* START Data *
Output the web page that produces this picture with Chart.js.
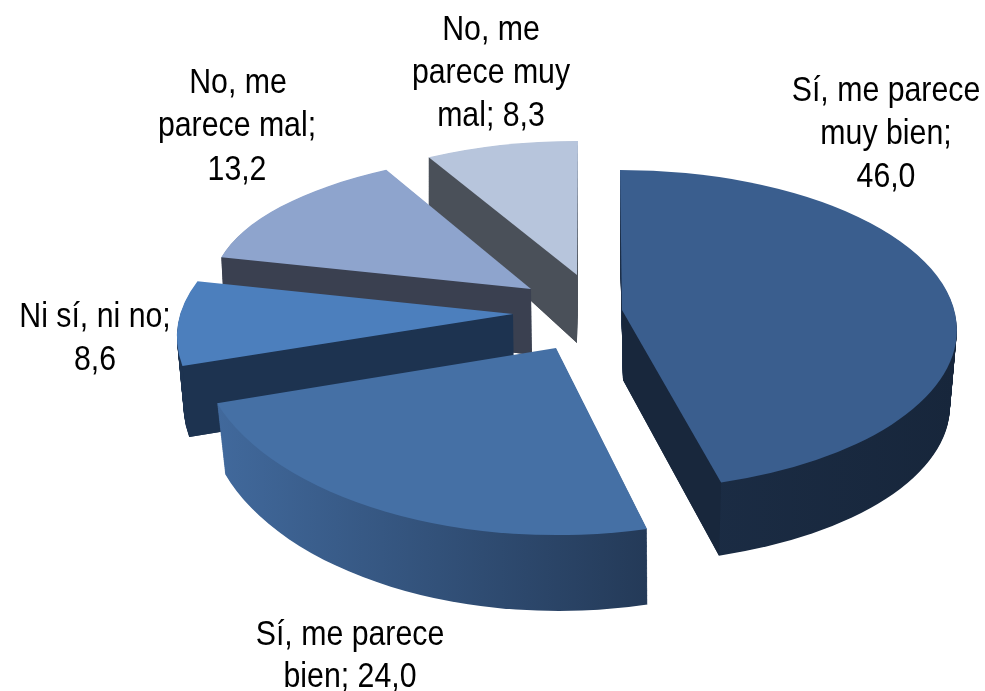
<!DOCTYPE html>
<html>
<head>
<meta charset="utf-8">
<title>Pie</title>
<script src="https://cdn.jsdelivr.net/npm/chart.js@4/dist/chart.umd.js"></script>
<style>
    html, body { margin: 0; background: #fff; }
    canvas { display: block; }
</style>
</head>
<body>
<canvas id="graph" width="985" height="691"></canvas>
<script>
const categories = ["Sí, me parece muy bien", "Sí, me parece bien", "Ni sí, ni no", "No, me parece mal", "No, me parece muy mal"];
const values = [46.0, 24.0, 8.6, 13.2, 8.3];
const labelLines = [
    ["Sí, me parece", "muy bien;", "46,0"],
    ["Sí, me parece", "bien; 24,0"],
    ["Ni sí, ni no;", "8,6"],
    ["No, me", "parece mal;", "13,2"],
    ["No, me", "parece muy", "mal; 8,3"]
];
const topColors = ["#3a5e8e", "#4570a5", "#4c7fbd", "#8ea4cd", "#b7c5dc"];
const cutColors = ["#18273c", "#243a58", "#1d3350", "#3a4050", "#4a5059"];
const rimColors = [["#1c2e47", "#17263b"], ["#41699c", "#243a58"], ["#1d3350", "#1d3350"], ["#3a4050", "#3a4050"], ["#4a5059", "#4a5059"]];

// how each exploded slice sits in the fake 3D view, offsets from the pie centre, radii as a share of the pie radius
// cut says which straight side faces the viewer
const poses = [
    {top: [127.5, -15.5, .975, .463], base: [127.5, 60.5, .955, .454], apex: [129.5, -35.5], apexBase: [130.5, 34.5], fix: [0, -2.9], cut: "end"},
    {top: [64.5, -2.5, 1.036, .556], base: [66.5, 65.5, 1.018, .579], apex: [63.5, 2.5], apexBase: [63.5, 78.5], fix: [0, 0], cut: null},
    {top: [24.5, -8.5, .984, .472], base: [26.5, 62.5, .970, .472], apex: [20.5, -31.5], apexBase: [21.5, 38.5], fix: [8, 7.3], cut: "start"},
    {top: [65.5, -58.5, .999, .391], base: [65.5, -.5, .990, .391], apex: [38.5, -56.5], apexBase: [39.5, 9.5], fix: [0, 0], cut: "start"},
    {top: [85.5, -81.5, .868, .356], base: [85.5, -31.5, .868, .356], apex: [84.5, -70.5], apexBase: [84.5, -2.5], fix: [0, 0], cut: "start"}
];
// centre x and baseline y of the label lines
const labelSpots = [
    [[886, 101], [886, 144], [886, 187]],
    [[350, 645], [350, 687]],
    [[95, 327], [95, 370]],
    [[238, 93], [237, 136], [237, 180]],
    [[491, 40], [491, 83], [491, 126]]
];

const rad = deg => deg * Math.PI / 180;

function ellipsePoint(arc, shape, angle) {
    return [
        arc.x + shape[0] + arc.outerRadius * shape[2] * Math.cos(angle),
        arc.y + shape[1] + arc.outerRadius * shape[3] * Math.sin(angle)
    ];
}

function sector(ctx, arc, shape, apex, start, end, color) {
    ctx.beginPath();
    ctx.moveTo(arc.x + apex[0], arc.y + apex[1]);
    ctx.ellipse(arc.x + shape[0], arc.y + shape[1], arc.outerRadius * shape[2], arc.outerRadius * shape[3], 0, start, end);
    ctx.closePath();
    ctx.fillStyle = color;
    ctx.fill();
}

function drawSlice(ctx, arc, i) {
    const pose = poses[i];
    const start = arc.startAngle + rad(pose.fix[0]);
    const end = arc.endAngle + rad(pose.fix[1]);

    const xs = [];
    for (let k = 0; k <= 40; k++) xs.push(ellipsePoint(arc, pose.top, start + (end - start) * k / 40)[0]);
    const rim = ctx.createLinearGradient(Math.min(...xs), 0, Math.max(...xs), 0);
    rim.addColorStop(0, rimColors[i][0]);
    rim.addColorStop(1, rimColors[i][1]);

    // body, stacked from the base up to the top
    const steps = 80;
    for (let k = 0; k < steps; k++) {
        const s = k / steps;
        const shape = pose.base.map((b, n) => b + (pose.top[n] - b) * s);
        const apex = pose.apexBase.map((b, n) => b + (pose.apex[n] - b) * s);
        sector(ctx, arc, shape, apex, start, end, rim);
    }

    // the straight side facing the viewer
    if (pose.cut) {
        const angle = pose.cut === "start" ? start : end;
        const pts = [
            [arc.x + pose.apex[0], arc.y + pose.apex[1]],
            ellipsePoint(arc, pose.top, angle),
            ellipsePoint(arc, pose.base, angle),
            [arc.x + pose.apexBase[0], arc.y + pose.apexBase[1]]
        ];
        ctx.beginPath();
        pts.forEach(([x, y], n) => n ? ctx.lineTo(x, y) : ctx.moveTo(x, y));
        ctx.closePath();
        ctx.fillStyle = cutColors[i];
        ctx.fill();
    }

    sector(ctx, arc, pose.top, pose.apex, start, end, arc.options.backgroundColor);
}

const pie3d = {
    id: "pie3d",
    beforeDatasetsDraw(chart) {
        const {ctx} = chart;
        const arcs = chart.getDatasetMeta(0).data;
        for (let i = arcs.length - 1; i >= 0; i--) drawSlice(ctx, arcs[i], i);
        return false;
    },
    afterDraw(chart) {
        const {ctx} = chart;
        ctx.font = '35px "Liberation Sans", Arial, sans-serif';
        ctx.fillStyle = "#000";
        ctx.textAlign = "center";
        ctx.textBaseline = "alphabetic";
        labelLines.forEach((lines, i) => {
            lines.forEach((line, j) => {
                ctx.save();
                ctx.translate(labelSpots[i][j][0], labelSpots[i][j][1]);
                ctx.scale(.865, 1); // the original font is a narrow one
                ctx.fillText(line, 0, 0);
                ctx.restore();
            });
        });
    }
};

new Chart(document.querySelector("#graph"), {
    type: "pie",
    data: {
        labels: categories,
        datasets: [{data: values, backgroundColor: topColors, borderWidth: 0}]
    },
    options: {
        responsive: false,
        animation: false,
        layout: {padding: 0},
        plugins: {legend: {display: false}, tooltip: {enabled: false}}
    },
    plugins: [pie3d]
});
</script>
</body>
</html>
* END Data *
What you will do » Retype the data above exactly; pictures are not part of the copy.

In response »
Output the web page that produces this picture with Chart.js.
<!DOCTYPE html>
<html>
<head>
<meta charset="utf-8">
<title>Pie</title>
<script src="https://cdn.jsdelivr.net/npm/chart.js@4/dist/chart.umd.js"></script>
<style>
    html, body { margin: 0; background: #fff; }
    canvas { display: block; }
</style>
</head>
<body>
<canvas id="graph" width="985" height="691"></canvas>
<script>
const categories = ["Sí, me parece muy bien", "Sí, me parece bien", "Ni sí, ni no", "No, me parece mal", "No, me parece muy mal"];
const values = [46.0, 24.0, 8.6, 13.2, 8.3];
const labelLines = [
    ["Sí, me parece", "muy bien;", "46,0"],
    ["Sí, me parece", "bien; 24,0"],
    ["Ni sí, ni no;", "8,6"],
    ["No, me", "parece mal;", "13,2"],
    ["No, me", "parece muy", "mal; 8,3"]
];
const topColors = ["#3a5e8e", "#4570a5", "#4c7fbd", "#8ea4cd", "#b7c5dc"];
const cutColors = ["#18273c", "#243a58", "#1d3350", "#3a4050", "#4a5059"];
const rimColors = [["#1c2e47", "#17263b"], ["#41699c", "#243a58"], ["#1d3350", "#1d3350"], ["#3a4050", "#3a4050"], ["#4a5059", "#4a5059"]];

// how each exploded slice sits in the fake 3D view, offsets from the pie centre, radii as a share of the pie radius
// cut says which straight side faces the viewer
const poses = [
    {top: [127.5, -15.5, .975, .463], base: [127.5, 60.5, .955, .454], apex: [129.5, -35.5], apexBase: [130.5, 34.5], fix: [0, -2.9], cut: "end"},
    {top: [64.5, -2.5, 1.036, .556], base: [66.5, 65.5, 1.018, .579], apex: [63.5, 2.5], apexBase: [63.5, 78.5], fix: [0, 0], cut: null},
    {top: [24.5, -8.5, .984, .472], base: [26.5, 62.5, .970, .472], apex: [20.5, -31.5], apexBase: [21.5, 38.5], fix: [8, 7.3], cut: "start"},
    {top: [65.5, -58.5, .999, .391], base: [65.5, -.5, .990, .391], apex: [38.5, -56.5], apexBase: [39.5, 9.5], fix: [0, 0], cut: "start"},
    {top: [85.5, -81.5, .868, .356], base: [85.5, -31.5, .868, .356], apex: [84.5, -70.5], apexBase: [84.5, -2.5], fix: [0, 0], cut: "start"}
];
// centre x and baseline y of the label lines
const labelSpots = [
    [[886, 101], [886, 144], [886, 187]],
    [[350, 645], [350, 687]],
    [[95, 327], [95, 370]],
    [[238, 93], [237, 136], [237, 180]],
    [[491, 40], [491, 83], [491, 126]]
];

const rad = deg => deg * Math.PI / 180;

function ellipsePoint(arc, shape, angle) {
    return [
        arc.x + shape[0] + arc.outerRadius * shape[2] * Math.cos(angle),
        arc.y + shape[1] + arc.outerRadius * shape[3] * Math.sin(angle)
    ];
}

function sector(ctx, arc, shape, apex, start, end, color) {
    ctx.beginPath();
    ctx.moveTo(arc.x + apex[0], arc.y + apex[1]);
    ctx.ellipse(arc.x + shape[0], arc.y + shape[1], arc.outerRadius * shape[2], arc.outerRadius * shape[3], 0, start, end);
    ctx.closePath();
    ctx.fillStyle = color;
    ctx.fill();
}

function drawSlice(ctx, arc, i) {
    const pose = poses[i];
    const start = arc.startAngle + rad(pose.fix[0]);
    const end = arc.endAngle + rad(pose.fix[1]);

    const xs = [];
    for (let k = 0; k <= 40; k++) xs.push(ellipsePoint(arc, pose.top, start + (end - start) * k / 40)[0]);
    const rim = ctx.createLinearGradient(Math.min(...xs), 0, Math.max(...xs), 0);
    rim.addColorStop(0, rimColors[i][0]);
    rim.addColorStop(1, rimColors[i][1]);

    // body, stacked from the base up to the top
    const steps = 80;
    for (let k = 0; k < steps; k++) {
        const s = k / steps;
        const shape = pose.base.map((b, n) => b + (pose.top[n] - b) * s);
        const apex = pose.apexBase.map((b, n) => b + (pose.apex[n] - b) * s);
        sector(ctx, arc, shape, apex, start, end, rim);
    }

    // the straight side facing the viewer
    if (pose.cut) {
        const angle = pose.cut === "start" ? start : end;
        const pts = [
            [arc.x + pose.apex[0], arc.y + pose.apex[1]],
            ellipsePoint(arc, pose.top, angle),
            ellipsePoint(arc, pose.base, angle),
            [arc.x + pose.apexBase[0], arc.y + pose.apexBase[1]]
        ];
        ctx.beginPath();
        pts.forEach(([x, y], n) => n ? ctx.lineTo(x, y) : ctx.moveTo(x, y));
        ctx.closePath();
        ctx.fillStyle = cutColors[i];
        ctx.fill();
    }

    sector(ctx, arc, pose.top, pose.apex, start, end, arc.options.backgroundColor);
}

const pie3d = {
    id: "pie3d",
    beforeDatasetsDraw(chart) {
        const {ctx} = chart;
        const arcs = chart.getDatasetMeta(0).data;
        for (let i = arcs.length - 1; i >= 0; i--) drawSlice(ctx, arcs[i], i);
        return false;
    },
    afterDraw(chart) {
        const {ctx} = chart;
        ctx.font = '35px "Liberation Sans", Arial, sans-serif';
        ctx.fillStyle = "#000";
        ctx.textAlign = "center";
        ctx.textBaseline = "alphabetic";
        labelLines.forEach((lines, i) => {
            lines.forEach((line, j) => {
                ctx.save();
                ctx.translate(labelSpots[i][j][0], labelSpots[i][j][1]);
                ctx.scale(.865, 1); // the original font is a narrow one
                ctx.fillText(line, 0, 0);
                ctx.restore();
            });
        });
    }
};

new Chart(document.querySelector("#graph"), {
    type: "pie",
    data: {
        labels: categories,
        datasets: [{data: values, backgroundColor: topColors, borderWidth: 0}]
    },
    options: {
        responsive: false,
        animation: false,
        layout: {padding: 0},
        plugins: {legend: {display: false}, tooltip: {enabled: false}}
    },
    plugins: [pie3d]
});
</script>
</body>
</html>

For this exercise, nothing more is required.